Dans le groupement titulaire du contrat de partenariat, se retrouvent, certes, le constructeur Bouygues, mais aussi Thales pour l'informatique, Sodexo pour les services et le fonctionnement, Exprim pour l'entretien et la maintenance des bâtiments, Dalkia pour l'énergie et deux fonds d'investissements, le Fonds d'investissement et de développement des partenariats public privé (FIDEPPP) et la South Europe infrastructure equity finance (SEIEF), aux côtés de la Caisse des dépôts. Cette dernière, par souci de sécurité du montage financier dans la durée du contrat, détient une minorité de blocage dans la société de projet à hauteur de 34 %.
Le projet de partenariat recouvre la construction du bâtiment principal situé sur la parcelle ouest de Balard pour près de 150 000 m2, la rénovation des bâtiments de la Cité de l'Air, hors celle des deux tours de grande hauteur A et F qui sont en cours de rénovation et doivent être livrées en 2012, et la construction d'immeubles de bureaux sur l'extrémité ouest du site pour 90 000 m2. Avec ces 400 000 m2 de SHON, il s'agit du plus grand projet bâtimentaire en région parisienne de ces dix dernières années, voire des dix prochaines.
Avec ce contrat global, nous achetons un ministère clé en main, dans lequel nous pourrons nous installer dès la date de mise à disposition. D'où l'intégration dans le contrat d'un grand nombre de services externalisés, y compris la bureautique. Cela dit, nous ne sommes pas plus des idéologues de l'externalisation que du PPP. A l'évidence, elle n'est pas possible concernant la sécurité des centres opérationnels des armées.
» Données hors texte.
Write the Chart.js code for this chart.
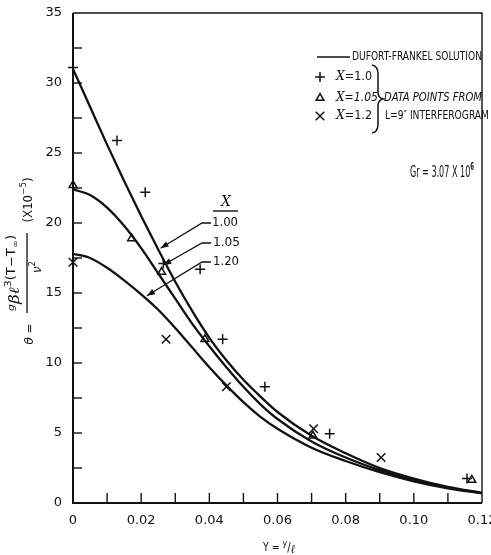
<!DOCTYPE html>
<html>
<head>
<meta charset="utf-8">
<script src="https://cdn.jsdelivr.net/npm/chart.js@4.4.1/dist/chart.umd.min.js"></script>
<style>
  html, body { margin: 0; padding: 0; background: #fff; }
  #wrap { position: relative; width: 491px; height: 555px; }
</style>
</head>
<body>
<div id="wrap"><canvas id="thetaChart"></canvas></div>
<script>
// distance from the wall, Y = y/l
const yPos = [0, 0.005, 0.01, 0.015, 0.02, 0.025, 0.03, 0.035, 0.04, 0.045, 0.05, 0.055, 0.06, 0.07, 0.08, 0.09, 0.10, 0.11, 0.12];
// DuFort-Frankel solution, theta (x10^-5)
const dfX100 = [31.0, 28.3, 25.6, 23.0, 20.5, 18.1, 15.8, 13.7, 11.8, 10.2, 8.8, 7.6, 6.5, 4.8, 3.55, 2.5, 1.75, 1.15, 0.72];
const dfX105 = [22.4, 22.0, 21.1, 19.8, 18.2, 16.4, 14.6, 12.8, 11.2, 9.7, 8.3, 7.05, 6.0, 4.4, 3.25, 2.35, 1.65, 1.1, 0.7];
const dfX120 = [17.8, 17.5, 16.8, 15.9, 14.9, 13.8, 12.5, 11.1, 9.7, 8.4, 7.2, 6.15, 5.3, 3.95, 3.0, 2.2, 1.55, 1.05, 0.7];

// interferogram data points (L = 9")
const ptsX100Y = [0, 0.0129, 0.0212, 0.0265, 0.0373, 0.0439, 0.0563, 0.0753, 0.1156];
const ptsX100T = [31.1, 25.9, 22.2, 17.1, 16.7, 11.7, 8.3, 4.95, 1.75];
const ptsX105Y = [0, 0.0172, 0.026, 0.0387, 0.0704, 0.117];
const ptsX105T = [22.7, 18.9, 16.5, 11.7, 4.8, 1.65];
const ptsX120Y = [0, 0.0273, 0.045, 0.0706, 0.0904];
const ptsX120T = [17.2, 11.7, 8.3, 5.3, 3.25];

// axis ticks
const xTicks = [0, 0.02, 0.04, 0.06, 0.08, 0.10, 0.12];
const yTicks = [0, 5, 10, 15, 20, 25, 30, 35];
const xMinor = [0.01, 0.02, 0.03, 0.04, 0.05, 0.06, 0.07, 0.08, 0.09, 0.10, 0.11];
const yMinor = [2.5, 5, 7.5, 10, 12.5, 15, 17.5, 20, 22.5, 25, 27.5, 30, 32.5];

const INK = "#111";
const FONT = "DejaVu Sans";
const NARROW = '"Liberation Sans Narrow", "DejaVu Sans Condensed", "DejaVu Sans"';

function toXY(xs, ys) {
  return xs.map((x, i) => ({ x: x, y: ys[i] }));
}

function curve(data) {
  return {
    data: data,
    showLine: true,
    borderColor: INK,
    borderWidth: 2.3,
    pointRadius: 0,
    cubicInterpolationMode: "monotone",
    fill: false,
  };
}

function marks(data, style, r) {
  return {
    data: data,
    showLine: false,
    pointStyle: style,
    pointRadius: r,
    pointBorderWidth: 1.5,
    pointBorderColor: INK,
    pointBackgroundColor: "rgba(0,0,0,0)",
    clip: false,
  };
}

// text made of runs with their own size and baseline shift
function drawRuns(ctx, runs, o) {
  ctx.save();
  ctx.translate(o.x, o.y);
  if (o.angle) ctx.rotate(o.angle);
  let total = 0;
  runs.forEach((r) => {
    ctx.font = r.f;
    r.w = ctx.measureText(r.t).width;
    total += r.w;
  });
  if (o.width) ctx.scale(o.width / total, 1);
  let cx = o.align === "left" ? 0 : -total / 2;
  ctx.textAlign = "left";
  ctx.textBaseline = "middle";
  runs.forEach((r) => {
    ctx.font = r.f;
    ctx.fillText(r.t, cx, r.dy || 0);
    cx += r.w;
  });
  ctx.restore();
}

function line(ctx, pts, w) {
  ctx.beginPath();
  ctx.moveTo(pts[0][0], pts[0][1]);
  for (let i = 1; i < pts.length; i++) ctx.lineTo(pts[i][0], pts[i][1]);
  ctx.lineWidth = w;
  ctx.stroke();
}

function arrowHead(ctx, x0, y0, x1, y1, len, half) {
  const a = Math.atan2(y1 - y0, x1 - x0);
  ctx.beginPath();
  ctx.moveTo(x1, y1);
  ctx.lineTo(x1 - len * Math.cos(a) + half * Math.sin(a), y1 - len * Math.sin(a) - half * Math.cos(a));
  ctx.lineTo(x1 - len * Math.cos(a) - half * Math.sin(a), y1 - len * Math.sin(a) + half * Math.cos(a));
  ctx.closePath();
  ctx.fill();
}

const decorations = {
  id: "decorations",
  afterDraw(chart) {
    const ctx = chart.ctx;
    const xs = chart.scales.x;
    const ys = chart.scales.y;
    const a = chart.chartArea;
    ctx.save();
    ctx.strokeStyle = INK;
    ctx.fillStyle = INK;
    ctx.lineCap = "butt";

    // frame
    line(ctx, [[a.left, a.top], [a.right, a.top], [a.right, a.bottom]], 1.4);
    line(ctx, [[a.left, a.top], [a.left, a.bottom], [a.right, a.bottom]], 2);

    // inward ticks
    xMinor.forEach((v) => {
      const px = xs.getPixelForValue(v);
      line(ctx, [[px, a.bottom], [px, a.bottom - 10]], 1.4);
    });
    yMinor.forEach((v) => {
      const py = ys.getPixelForValue(v);
      line(ctx, [[a.left, py], [a.left + 9, py]], 1.4);
    });

    // legend
    line(ctx, [[317, 57], [350, 57]], 1.5);
    drawRuns(ctx, [{ t: "DUFORT-FRANKEL SOLUTION", f: "13px " + NARROW }], { x: 352, y: 57, width: 130, align: "left" });
    const h = Chart.helpers;
    ctx.lineWidth = 1.5;
    ctx.fillStyle = "rgba(0,0,0,0)";
    h.drawPoint(ctx, { pointStyle: "cross", radius: 5, borderWidth: 1.5, rotation: 0 }, 320, 77);
    h.drawPoint(ctx, { pointStyle: "triangle", radius: 4.5, borderWidth: 1.5, rotation: 0 }, 320, 98);
    h.drawPoint(ctx, { pointStyle: "crossRot", radius: 6, borderWidth: 1.5, rotation: 0 }, 320, 116);
    ctx.fillStyle = INK;
    const chi = "italic 13px DejaVu Serif";
    drawRuns(ctx, [{ t: "X", f: chi }, { t: "=1.0", f: "13px " + NARROW }], { x: 336, y: 77, width: 36, align: "left" });
    drawRuns(ctx, [{ t: "X", f: chi }, { t: "=1.05", f: "italic 13px " + NARROW }], { x: 336, y: 98, width: 42, align: "left" });
    drawRuns(ctx, [{ t: "X", f: chi }, { t: "=1.2", f: "13px " + NARROW }], { x: 336, y: 116, width: 36, align: "left" });

    // brace
    ctx.beginPath();
    ctx.moveTo(372, 65);
    ctx.quadraticCurveTo(378, 66, 378, 74);
    ctx.lineTo(378, 92);
    ctx.quadraticCurveTo(378, 98, 383, 99);
    ctx.quadraticCurveTo(378, 100, 378, 106);
    ctx.lineTo(378, 124);
    ctx.quadraticCurveTo(378, 132, 372, 133);
    ctx.lineWidth = 1.5;
    ctx.stroke();

    drawRuns(ctx, [{ t: "DATA POINTS FROM", f: "italic 13px " + NARROW }], { x: 384, y: 98, width: 98, align: "left" });
    drawRuns(ctx, [{ t: "L=9\u2033 INTERFEROGRAM", f: "13px " + NARROW }], { x: 385, y: 116, width: 104, align: "left" });

    drawRuns(ctx, [
      { t: "Gr = 3.07 X 10", f: "15px " + NARROW },
      { t: "6", f: "bold 10px " + NARROW, dy: -6 },
    ], { x: 410, y: 173, width: 64, align: "left" });

    // curve labels and leaders
    drawRuns(ctx, [{ t: "X", f: "italic 14px DejaVu Serif" }], { x: 226, y: 202 });
    line(ctx, [[213, 211], [238, 211]], 1.4);
    drawRuns(ctx, [{ t: "1.00", f: "13px " + NARROW }], { x: 212, y: 223, width: 26, align: "left" });
    drawRuns(ctx, [{ t: "1.05", f: "13px " + NARROW }], { x: 213, y: 243, width: 27, align: "left" });
    drawRuns(ctx, [{ t: "1.20", f: "13px " + NARROW }], { x: 213, y: 262, width: 26, align: "left" });

    const leaders = [
      { y: 223, tip: [0.0257, 18.2] },
      { y: 243, tip: [0.0265, 17.0] },
      { y: 262, tip: [0.0217, 14.8] },
    ];
    leaders.forEach((l) => {
      const tx = xs.getPixelForValue(l.tip[0]);
      const ty = ys.getPixelForValue(l.tip[1]);
      line(ctx, [[211, l.y], [202, l.y], [tx, ty]], 1.3);
      arrowHead(ctx, 202, l.y, tx, ty, 8, 3);
    });

    // y axis title, written bottom to top
    const up = -Math.PI / 2;
    drawRuns(ctx, [{ t: "\u03b8 =", f: "italic 12px " + FONT }], { x: 30, y: 334, angle: up });
    drawRuns(ctx, [
      { t: "g", f: "italic 9px " + FONT, dy: -3 },
      { t: "\u03b2\u2113", f: "italic 14px DejaVu Serif" },
      { t: "3", f: "9px " + FONT, dy: -6 },
      { t: "(T\u2212T", f: "12px " + NARROW, dy: -3 },
      { t: "\u221e", f: "8px " + FONT, dy: 1 },
      { t: ")", f: "12px " + NARROW, dy: -3 },
    ], { x: 15, y: 273, angle: up, width: 76 });
    line(ctx, [[27, 233], [27, 313]], 1.3);
    drawRuns(ctx, [
      { t: "\u03bd", f: "italic 12px " + FONT },
      { t: "2", f: "8px " + FONT, dy: -5 },
    ], { x: 38, y: 267, angle: up });
    drawRuns(ctx, [
      { t: "(X10", f: "12px " + NARROW },
      { t: "\u22125", f: "8px " + FONT, dy: -5 },
      { t: ")", f: "12px " + NARROW },
    ], { x: 29, y: 200, angle: up, width: 45 });

    // x axis title
    drawRuns(ctx, [
      { t: "Y = ", f: "12px " + NARROW },
      { t: "y", f: "9px " + FONT, dy: -4 },
      { t: "/", f: "12px " + FONT },
      { t: "\u2113", f: "italic 12px DejaVu Serif", dy: 2 },
    ], { x: 279, y: 548, width: 32 });

    ctx.restore();
  },
};

const ctx = document.getElementById("thetaChart").getContext("2d");
new Chart(ctx, {
  type: "scatter",
  data: {
    datasets: [
      curve(toXY(yPos, dfX100)),
      curve(toXY(yPos, dfX105)),
      curve(toXY(yPos, dfX120)),
      marks(toXY(ptsX100Y, ptsX100T), "cross", 5),
      marks(toXY(ptsX105Y, ptsX105T), "triangle", 4.5),
      marks(toXY(ptsX120Y, ptsX120T), "crossRot", 6),
    ],
  },
  options: {
    responsive: true,
    maintainAspectRatio: false,
    animation: false,
    devicePixelRatio: 1,
    layout: { padding: { left: 0, right: 9, top: 13, bottom: 0 } },
    plugins: {
      legend: { display: false },
      tooltip: { enabled: false },
    },
    scales: {
      x: {
        type: "linear",
        min: 0,
        max: 0.12,
        grid: { display: false, drawTicks: false },
        border: { display: false },
        afterBuildTicks: (s) => { s.ticks = xTicks.map((v) => ({ value: v })); },
        afterFit: (s) => { s.height = 52; s.paddingLeft = 0; s.paddingRight = 0; },
        ticks: {
          color: INK,
          padding: 10,
          maxRotation: 0,
          font: { family: FONT, size: 13 },
          callback: (v) => (v === 0 ? "0" : v.toFixed(2)),
        },
      },
      y: {
        type: "linear",
        min: 0,
        max: 35,
        grid: { display: false, drawTicks: false },
        border: { display: false },
        afterBuildTicks: (s) => { s.ticks = yTicks.map((v) => ({ value: v })); },
        afterFit: (s) => { s.width = 73; s.paddingTop = 0; s.paddingBottom = 0; },
        ticks: {
          color: INK,
          padding: 11,
          font: { family: FONT, size: 13 },
          callback: (v) => String(v),
        },
      },
    },
  },
  plugins: [decorations],
});
</script>
</body>
</html>
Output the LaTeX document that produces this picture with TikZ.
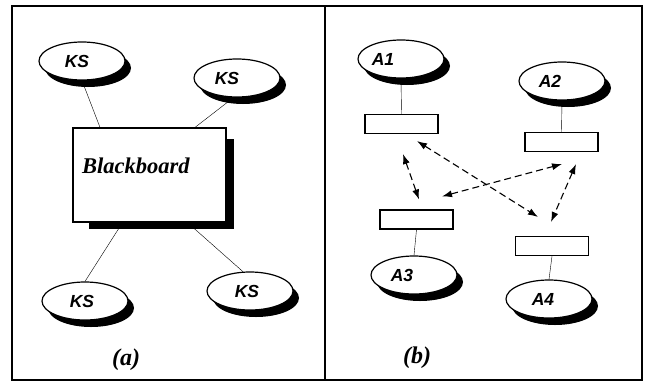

Nous avons donc effectué un partage des tâches, parfois très fin, en excluant de l'externalisation celles qui devaient l'être.
Le projet est marqué au coin de la haute qualité environnementale avec des bâtiments basse consommation en écartant, d'emblée, la climatisation des bureaux. Travailler dans la chaleur quelques jours par an, à Paris, n'est pas dramatique, et les économies sont considérables.